**Provided data:**
━━━━━━

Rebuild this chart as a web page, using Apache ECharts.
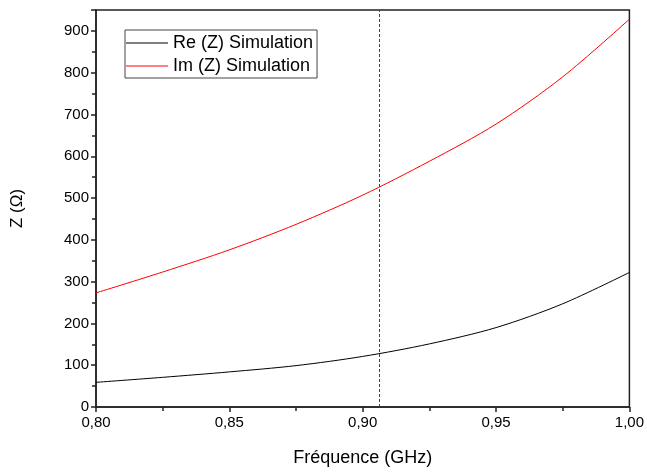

━━━━━━

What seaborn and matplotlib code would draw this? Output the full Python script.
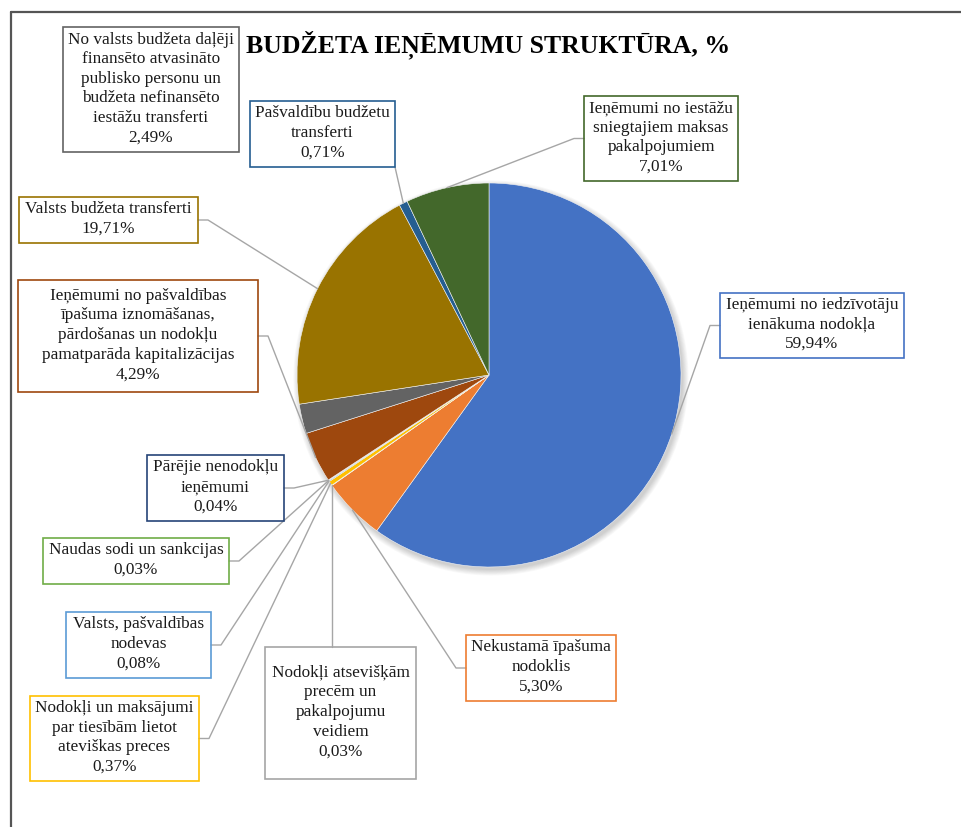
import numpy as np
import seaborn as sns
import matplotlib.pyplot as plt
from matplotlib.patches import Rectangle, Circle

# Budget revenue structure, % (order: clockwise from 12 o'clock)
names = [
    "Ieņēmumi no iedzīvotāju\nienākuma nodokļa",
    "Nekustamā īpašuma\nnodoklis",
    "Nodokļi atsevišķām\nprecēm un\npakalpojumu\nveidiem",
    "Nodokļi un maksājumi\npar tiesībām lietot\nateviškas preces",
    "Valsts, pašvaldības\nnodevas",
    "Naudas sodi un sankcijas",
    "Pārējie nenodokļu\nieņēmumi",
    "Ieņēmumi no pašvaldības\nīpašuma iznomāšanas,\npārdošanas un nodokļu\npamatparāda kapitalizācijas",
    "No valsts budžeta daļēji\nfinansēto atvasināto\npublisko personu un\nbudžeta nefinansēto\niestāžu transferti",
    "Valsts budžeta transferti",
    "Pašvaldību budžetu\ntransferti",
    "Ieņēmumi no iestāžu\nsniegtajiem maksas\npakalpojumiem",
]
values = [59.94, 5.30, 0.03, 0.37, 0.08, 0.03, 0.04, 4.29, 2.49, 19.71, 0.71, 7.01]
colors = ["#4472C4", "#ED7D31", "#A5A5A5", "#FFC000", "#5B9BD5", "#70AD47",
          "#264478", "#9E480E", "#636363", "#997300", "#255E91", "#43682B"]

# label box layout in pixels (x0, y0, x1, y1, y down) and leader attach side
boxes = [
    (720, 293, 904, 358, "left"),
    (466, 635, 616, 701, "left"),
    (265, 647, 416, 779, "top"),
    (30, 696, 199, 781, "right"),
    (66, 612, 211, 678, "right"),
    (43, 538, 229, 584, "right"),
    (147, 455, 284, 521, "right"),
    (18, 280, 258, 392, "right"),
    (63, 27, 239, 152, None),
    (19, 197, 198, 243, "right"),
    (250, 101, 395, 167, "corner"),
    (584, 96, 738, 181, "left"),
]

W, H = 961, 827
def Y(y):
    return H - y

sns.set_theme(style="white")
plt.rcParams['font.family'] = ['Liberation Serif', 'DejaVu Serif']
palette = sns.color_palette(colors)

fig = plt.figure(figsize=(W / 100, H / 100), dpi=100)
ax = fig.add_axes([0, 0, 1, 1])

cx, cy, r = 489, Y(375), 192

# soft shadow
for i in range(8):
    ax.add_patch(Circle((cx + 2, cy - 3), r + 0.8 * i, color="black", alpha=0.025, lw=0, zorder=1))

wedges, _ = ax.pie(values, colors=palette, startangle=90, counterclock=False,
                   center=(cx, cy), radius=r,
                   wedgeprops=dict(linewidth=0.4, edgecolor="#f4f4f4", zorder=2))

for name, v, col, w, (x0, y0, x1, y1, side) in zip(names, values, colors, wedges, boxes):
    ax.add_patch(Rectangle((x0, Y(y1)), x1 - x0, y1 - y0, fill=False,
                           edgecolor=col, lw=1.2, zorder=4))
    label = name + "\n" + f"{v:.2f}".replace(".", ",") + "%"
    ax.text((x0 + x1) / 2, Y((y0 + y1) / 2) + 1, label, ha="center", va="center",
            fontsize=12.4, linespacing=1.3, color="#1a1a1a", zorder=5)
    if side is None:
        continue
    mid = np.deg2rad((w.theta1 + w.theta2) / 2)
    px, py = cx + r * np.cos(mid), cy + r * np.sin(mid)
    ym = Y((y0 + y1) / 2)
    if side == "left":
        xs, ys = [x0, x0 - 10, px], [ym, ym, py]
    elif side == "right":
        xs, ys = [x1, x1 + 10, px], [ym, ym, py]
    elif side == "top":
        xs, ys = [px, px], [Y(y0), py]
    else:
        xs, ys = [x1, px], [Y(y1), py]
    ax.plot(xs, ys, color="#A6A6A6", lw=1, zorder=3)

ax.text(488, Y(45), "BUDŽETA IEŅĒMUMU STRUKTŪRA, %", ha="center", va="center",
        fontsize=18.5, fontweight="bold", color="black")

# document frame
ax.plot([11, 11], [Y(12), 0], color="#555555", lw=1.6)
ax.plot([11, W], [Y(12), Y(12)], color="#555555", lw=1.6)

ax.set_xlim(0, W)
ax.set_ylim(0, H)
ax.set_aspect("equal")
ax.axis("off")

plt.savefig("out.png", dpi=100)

━━━━━━

**Problem to solve:**
Look above for the line with "What seaborn and"; quote it and every line after it, stopping after the line with "from matplotlib.patches import", exactly, with nothing added and without pictures.

**Solution to the exercise:**
What seaborn and matplotlib code would draw this? Output the full Python script.
import numpy as np
import seaborn as sns
import matplotlib.pyplot as plt
from matplotlib.patches import Rectangle, Circle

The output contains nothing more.